## The exercise
Tally the lines in the listing below that contain "this" and report the tally alone.

Some records
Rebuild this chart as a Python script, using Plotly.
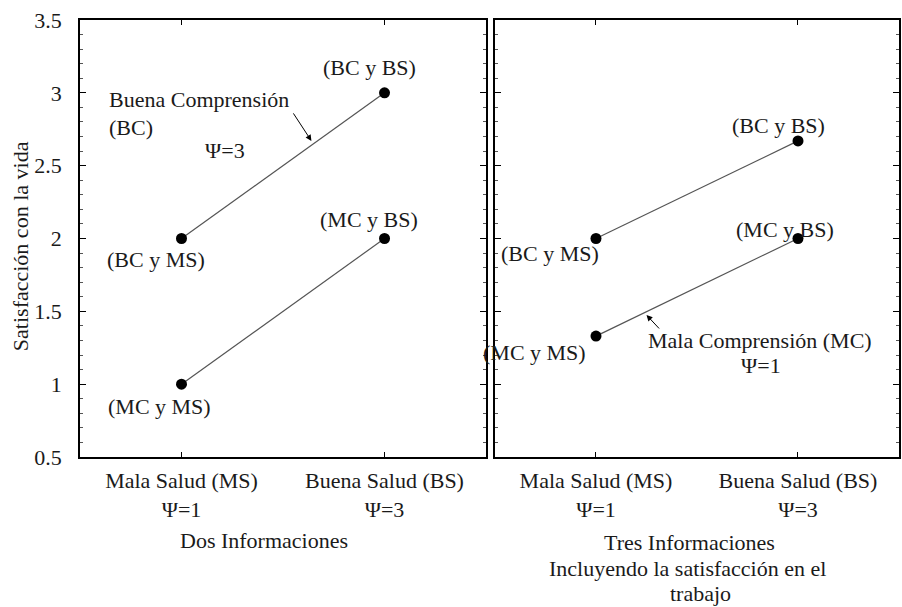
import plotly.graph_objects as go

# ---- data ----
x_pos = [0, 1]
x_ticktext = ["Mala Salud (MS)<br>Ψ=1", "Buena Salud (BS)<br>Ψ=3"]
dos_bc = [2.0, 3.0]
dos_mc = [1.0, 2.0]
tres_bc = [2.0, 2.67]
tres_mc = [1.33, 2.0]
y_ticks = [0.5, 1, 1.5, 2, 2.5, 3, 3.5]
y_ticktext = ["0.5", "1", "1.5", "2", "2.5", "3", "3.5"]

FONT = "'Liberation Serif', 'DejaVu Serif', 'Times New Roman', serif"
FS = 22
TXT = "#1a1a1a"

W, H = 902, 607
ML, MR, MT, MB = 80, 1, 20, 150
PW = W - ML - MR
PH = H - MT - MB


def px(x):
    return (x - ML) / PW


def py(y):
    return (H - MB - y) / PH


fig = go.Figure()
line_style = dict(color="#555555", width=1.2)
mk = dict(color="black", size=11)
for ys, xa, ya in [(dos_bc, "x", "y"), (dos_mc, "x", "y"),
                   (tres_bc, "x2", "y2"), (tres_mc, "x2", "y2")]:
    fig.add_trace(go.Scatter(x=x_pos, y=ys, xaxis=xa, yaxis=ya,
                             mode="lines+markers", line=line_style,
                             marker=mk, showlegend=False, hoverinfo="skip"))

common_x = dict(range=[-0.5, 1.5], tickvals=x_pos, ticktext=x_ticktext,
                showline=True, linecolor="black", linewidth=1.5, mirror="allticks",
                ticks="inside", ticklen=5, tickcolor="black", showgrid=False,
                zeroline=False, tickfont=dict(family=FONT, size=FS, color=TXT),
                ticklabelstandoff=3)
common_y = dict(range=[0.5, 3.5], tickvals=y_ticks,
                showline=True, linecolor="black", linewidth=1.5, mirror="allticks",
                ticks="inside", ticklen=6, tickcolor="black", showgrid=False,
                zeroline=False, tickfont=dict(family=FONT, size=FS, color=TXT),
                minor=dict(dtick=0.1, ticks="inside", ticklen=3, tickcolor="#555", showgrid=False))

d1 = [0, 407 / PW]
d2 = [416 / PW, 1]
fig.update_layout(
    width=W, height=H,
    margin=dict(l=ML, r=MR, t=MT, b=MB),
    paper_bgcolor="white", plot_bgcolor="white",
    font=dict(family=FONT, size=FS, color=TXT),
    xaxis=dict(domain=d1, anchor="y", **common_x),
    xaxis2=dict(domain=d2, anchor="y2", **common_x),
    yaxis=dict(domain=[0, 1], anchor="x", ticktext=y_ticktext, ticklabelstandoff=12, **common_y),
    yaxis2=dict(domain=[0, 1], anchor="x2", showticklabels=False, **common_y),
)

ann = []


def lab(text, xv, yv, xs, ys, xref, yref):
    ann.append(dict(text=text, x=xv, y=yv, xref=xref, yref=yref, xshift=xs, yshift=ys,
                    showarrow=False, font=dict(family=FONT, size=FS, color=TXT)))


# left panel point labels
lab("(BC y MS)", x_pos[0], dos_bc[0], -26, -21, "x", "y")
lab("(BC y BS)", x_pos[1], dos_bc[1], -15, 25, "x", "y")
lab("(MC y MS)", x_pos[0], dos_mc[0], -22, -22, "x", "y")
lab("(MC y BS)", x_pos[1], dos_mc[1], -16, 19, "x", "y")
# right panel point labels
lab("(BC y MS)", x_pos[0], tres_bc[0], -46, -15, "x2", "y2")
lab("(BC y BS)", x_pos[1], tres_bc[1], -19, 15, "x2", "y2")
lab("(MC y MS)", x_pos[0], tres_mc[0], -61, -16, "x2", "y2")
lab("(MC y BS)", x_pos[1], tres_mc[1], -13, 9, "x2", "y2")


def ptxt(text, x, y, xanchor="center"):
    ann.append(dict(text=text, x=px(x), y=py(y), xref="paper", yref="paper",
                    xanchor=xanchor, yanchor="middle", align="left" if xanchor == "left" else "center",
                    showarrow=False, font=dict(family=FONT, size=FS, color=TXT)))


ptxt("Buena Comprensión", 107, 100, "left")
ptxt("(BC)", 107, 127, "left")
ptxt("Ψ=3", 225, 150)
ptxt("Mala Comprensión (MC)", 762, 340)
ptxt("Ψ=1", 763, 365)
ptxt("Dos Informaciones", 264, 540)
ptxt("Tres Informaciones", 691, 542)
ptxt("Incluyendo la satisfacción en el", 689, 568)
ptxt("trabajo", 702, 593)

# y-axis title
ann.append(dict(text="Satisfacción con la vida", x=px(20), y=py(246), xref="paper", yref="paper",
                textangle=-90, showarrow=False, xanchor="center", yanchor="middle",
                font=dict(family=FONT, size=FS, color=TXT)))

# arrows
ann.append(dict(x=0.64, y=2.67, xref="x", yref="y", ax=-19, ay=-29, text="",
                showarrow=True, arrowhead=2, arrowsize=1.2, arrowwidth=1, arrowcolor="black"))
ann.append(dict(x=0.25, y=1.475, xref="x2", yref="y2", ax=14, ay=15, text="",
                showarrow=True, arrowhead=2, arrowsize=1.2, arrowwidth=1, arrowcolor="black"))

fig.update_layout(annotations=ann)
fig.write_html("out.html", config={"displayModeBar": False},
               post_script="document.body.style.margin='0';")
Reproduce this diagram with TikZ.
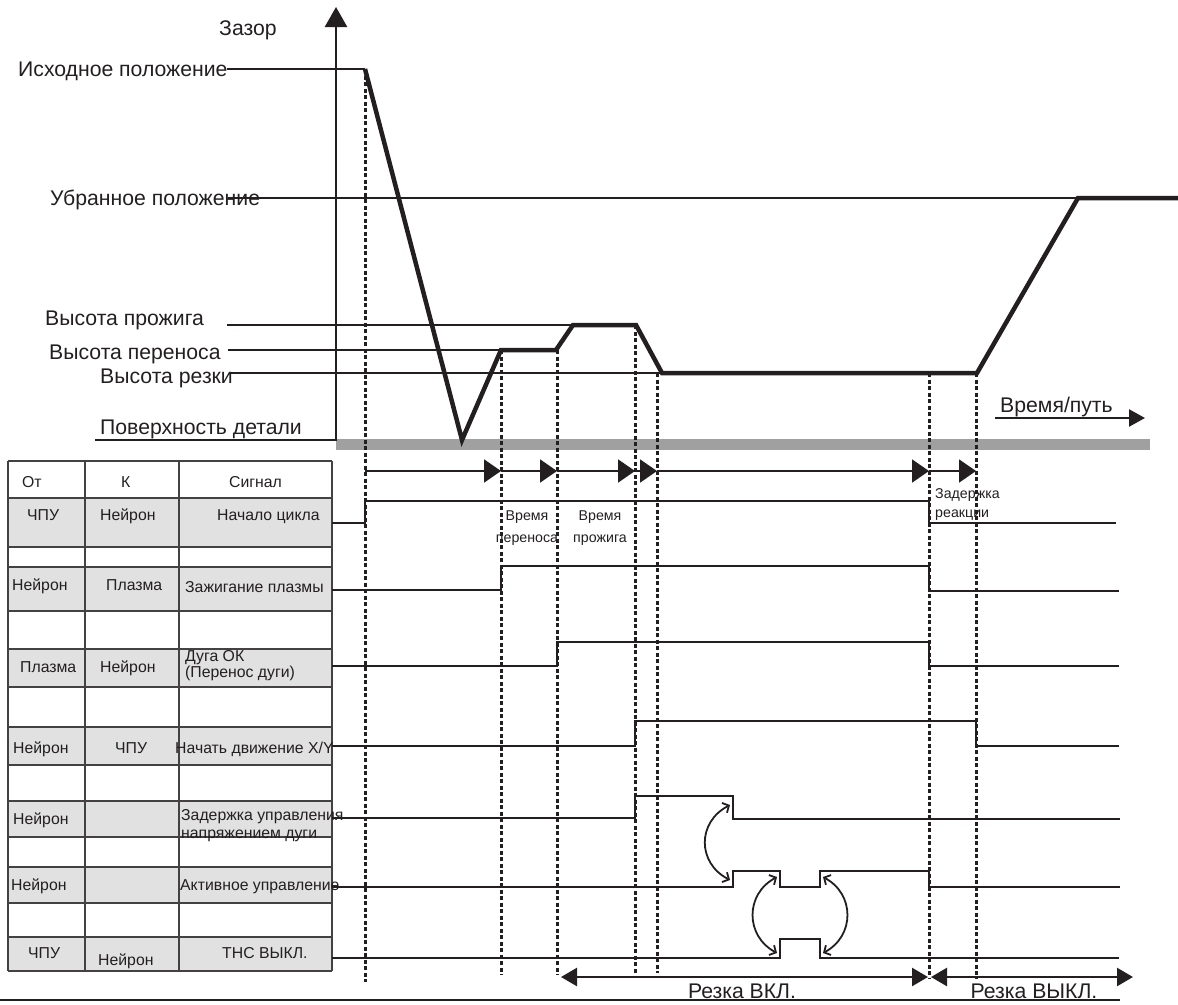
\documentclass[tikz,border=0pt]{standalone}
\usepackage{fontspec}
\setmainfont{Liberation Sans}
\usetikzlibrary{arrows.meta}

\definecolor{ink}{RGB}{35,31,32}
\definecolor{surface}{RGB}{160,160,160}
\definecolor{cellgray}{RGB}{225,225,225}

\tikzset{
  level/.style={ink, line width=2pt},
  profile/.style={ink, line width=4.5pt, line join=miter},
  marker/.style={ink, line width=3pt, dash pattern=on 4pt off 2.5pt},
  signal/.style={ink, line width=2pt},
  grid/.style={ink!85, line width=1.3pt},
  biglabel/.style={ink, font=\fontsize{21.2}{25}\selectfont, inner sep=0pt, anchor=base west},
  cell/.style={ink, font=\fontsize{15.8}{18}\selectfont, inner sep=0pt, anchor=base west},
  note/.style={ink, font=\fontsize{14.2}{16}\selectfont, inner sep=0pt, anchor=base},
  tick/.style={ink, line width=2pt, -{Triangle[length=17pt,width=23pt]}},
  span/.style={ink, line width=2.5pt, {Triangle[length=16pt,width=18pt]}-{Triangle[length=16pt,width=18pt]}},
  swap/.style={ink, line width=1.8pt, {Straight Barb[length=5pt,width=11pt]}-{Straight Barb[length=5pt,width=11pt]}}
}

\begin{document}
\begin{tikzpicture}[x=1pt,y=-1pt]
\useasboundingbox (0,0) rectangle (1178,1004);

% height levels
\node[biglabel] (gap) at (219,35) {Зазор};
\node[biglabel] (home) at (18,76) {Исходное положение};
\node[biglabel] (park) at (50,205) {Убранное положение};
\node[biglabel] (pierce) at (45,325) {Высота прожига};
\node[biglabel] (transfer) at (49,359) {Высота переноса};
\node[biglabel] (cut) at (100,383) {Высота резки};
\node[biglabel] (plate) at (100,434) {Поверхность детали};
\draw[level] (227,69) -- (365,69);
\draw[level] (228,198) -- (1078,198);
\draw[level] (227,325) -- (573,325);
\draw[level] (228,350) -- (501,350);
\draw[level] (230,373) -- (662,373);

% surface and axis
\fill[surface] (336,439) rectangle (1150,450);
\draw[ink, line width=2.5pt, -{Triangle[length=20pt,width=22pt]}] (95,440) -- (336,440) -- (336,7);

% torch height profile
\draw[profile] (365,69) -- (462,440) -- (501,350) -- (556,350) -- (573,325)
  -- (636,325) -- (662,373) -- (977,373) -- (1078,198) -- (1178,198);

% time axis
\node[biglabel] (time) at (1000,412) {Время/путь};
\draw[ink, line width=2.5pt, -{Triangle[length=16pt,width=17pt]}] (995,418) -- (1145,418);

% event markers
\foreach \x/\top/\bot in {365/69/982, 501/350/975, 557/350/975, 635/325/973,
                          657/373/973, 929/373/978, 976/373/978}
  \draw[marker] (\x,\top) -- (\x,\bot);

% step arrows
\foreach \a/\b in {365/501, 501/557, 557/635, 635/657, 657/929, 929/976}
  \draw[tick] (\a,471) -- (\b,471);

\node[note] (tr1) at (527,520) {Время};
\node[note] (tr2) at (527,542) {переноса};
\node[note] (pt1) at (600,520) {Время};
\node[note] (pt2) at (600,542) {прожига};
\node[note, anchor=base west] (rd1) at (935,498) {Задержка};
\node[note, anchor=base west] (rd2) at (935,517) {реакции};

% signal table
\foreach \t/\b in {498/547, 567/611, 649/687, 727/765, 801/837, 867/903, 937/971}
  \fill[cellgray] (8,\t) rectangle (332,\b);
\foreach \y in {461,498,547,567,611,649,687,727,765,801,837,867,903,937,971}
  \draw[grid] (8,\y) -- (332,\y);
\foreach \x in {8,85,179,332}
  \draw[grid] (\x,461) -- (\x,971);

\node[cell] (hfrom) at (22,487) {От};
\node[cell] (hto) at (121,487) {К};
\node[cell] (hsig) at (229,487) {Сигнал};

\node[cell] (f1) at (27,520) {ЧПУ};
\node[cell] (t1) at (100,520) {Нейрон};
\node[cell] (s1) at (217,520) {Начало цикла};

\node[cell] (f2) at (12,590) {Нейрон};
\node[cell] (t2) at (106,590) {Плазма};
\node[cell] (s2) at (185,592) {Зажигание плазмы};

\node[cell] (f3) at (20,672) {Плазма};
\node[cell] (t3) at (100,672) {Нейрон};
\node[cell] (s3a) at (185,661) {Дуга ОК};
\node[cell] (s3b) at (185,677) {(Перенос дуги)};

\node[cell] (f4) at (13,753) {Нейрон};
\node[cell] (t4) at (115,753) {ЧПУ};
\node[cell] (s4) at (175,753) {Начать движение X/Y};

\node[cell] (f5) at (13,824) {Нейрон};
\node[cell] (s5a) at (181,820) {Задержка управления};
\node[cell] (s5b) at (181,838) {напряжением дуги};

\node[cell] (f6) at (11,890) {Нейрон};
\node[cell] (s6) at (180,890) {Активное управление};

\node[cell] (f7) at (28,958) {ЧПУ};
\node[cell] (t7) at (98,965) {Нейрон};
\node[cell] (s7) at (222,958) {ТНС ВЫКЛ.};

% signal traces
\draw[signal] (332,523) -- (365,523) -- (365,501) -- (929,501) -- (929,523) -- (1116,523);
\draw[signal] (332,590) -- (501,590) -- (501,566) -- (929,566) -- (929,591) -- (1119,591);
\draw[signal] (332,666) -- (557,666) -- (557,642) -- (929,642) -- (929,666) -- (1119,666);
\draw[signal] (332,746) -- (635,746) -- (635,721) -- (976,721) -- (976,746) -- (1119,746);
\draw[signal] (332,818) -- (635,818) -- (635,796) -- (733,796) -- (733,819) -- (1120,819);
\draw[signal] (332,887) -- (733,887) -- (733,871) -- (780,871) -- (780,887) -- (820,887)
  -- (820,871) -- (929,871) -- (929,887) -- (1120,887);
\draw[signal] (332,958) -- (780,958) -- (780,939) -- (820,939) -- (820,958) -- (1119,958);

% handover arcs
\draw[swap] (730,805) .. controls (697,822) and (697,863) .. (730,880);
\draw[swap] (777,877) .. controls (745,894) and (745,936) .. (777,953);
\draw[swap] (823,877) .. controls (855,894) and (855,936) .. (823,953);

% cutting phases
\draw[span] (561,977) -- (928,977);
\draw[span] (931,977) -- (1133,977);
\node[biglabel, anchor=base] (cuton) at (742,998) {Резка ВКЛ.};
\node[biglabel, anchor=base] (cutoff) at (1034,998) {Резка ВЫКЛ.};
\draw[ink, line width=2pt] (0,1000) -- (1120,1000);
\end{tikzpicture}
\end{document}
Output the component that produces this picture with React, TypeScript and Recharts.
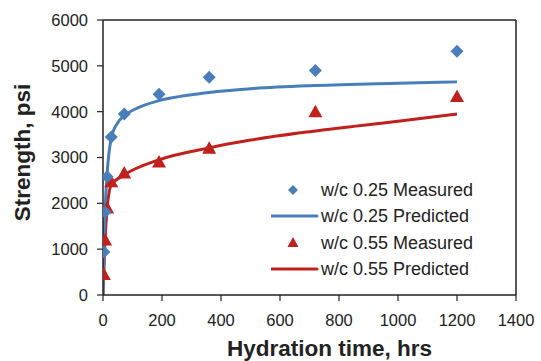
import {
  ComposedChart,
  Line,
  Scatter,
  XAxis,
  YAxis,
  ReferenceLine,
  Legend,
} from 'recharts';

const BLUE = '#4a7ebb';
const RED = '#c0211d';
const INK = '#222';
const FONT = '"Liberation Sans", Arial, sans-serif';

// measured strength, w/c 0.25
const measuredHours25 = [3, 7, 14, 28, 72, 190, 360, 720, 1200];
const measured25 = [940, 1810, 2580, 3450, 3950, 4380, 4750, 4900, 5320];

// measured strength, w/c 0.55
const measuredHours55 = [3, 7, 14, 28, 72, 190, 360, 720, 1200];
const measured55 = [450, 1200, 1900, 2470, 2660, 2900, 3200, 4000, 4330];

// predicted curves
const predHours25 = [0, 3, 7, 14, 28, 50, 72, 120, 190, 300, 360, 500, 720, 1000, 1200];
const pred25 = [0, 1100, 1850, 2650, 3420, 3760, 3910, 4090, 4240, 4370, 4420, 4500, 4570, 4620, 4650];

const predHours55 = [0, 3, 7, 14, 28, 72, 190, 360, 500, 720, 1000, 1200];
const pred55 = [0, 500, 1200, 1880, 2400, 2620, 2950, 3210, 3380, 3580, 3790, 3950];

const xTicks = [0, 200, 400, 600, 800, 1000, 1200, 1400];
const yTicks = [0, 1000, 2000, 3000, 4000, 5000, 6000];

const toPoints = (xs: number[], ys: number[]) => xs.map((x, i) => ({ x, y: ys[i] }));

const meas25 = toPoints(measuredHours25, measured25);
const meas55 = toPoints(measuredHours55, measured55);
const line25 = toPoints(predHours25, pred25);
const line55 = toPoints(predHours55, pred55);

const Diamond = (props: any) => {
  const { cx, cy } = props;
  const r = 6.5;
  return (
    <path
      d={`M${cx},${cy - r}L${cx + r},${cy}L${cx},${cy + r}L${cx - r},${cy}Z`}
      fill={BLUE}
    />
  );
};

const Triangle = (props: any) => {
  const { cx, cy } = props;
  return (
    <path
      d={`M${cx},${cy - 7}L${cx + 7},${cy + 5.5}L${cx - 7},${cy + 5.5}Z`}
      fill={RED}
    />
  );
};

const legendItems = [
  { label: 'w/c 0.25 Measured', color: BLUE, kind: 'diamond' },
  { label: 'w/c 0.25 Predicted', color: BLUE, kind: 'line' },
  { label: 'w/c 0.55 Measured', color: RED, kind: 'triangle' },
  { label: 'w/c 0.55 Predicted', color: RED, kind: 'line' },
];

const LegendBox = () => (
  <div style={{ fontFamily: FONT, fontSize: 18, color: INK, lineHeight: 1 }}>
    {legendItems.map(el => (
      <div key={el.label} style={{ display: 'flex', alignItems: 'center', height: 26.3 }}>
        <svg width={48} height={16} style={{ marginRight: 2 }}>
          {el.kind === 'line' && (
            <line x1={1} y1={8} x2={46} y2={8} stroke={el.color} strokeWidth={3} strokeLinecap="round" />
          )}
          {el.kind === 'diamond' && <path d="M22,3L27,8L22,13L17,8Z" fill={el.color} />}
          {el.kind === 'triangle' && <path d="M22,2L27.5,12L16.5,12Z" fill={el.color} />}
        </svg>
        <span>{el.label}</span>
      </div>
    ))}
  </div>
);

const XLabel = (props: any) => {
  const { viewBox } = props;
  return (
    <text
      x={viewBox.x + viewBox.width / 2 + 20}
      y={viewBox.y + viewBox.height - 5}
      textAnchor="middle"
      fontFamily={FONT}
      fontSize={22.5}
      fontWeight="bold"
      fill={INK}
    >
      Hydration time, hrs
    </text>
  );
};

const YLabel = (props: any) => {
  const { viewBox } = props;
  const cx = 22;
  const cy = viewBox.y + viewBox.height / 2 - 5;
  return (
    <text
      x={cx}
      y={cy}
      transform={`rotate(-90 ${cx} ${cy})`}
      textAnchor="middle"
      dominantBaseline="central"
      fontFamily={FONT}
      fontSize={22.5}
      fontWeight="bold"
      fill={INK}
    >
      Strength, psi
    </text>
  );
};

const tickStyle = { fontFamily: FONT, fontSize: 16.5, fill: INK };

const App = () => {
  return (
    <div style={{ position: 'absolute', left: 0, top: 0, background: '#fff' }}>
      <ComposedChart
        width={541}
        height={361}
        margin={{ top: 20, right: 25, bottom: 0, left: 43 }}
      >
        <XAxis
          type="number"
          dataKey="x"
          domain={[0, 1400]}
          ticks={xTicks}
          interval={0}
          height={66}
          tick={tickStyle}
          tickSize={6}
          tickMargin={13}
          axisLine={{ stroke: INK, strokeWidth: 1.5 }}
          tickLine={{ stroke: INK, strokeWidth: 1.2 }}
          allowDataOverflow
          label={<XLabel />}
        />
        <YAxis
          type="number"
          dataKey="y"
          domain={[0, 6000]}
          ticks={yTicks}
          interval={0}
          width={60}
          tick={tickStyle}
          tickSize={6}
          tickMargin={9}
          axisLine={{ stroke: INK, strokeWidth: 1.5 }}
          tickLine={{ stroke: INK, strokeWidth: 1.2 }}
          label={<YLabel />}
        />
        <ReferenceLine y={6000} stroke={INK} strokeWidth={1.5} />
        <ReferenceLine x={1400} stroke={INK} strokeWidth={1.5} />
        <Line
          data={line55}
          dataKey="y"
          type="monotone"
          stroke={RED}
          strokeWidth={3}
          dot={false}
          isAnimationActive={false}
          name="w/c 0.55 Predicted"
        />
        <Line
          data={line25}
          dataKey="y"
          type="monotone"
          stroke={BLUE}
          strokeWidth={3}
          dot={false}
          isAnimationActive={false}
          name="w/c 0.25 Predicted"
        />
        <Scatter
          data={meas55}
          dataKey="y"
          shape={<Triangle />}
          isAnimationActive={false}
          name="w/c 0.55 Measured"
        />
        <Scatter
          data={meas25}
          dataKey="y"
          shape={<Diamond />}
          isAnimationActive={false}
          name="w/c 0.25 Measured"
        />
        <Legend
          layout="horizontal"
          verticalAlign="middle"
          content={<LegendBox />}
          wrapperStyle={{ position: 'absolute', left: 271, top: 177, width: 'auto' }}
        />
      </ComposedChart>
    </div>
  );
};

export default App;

## Task response
3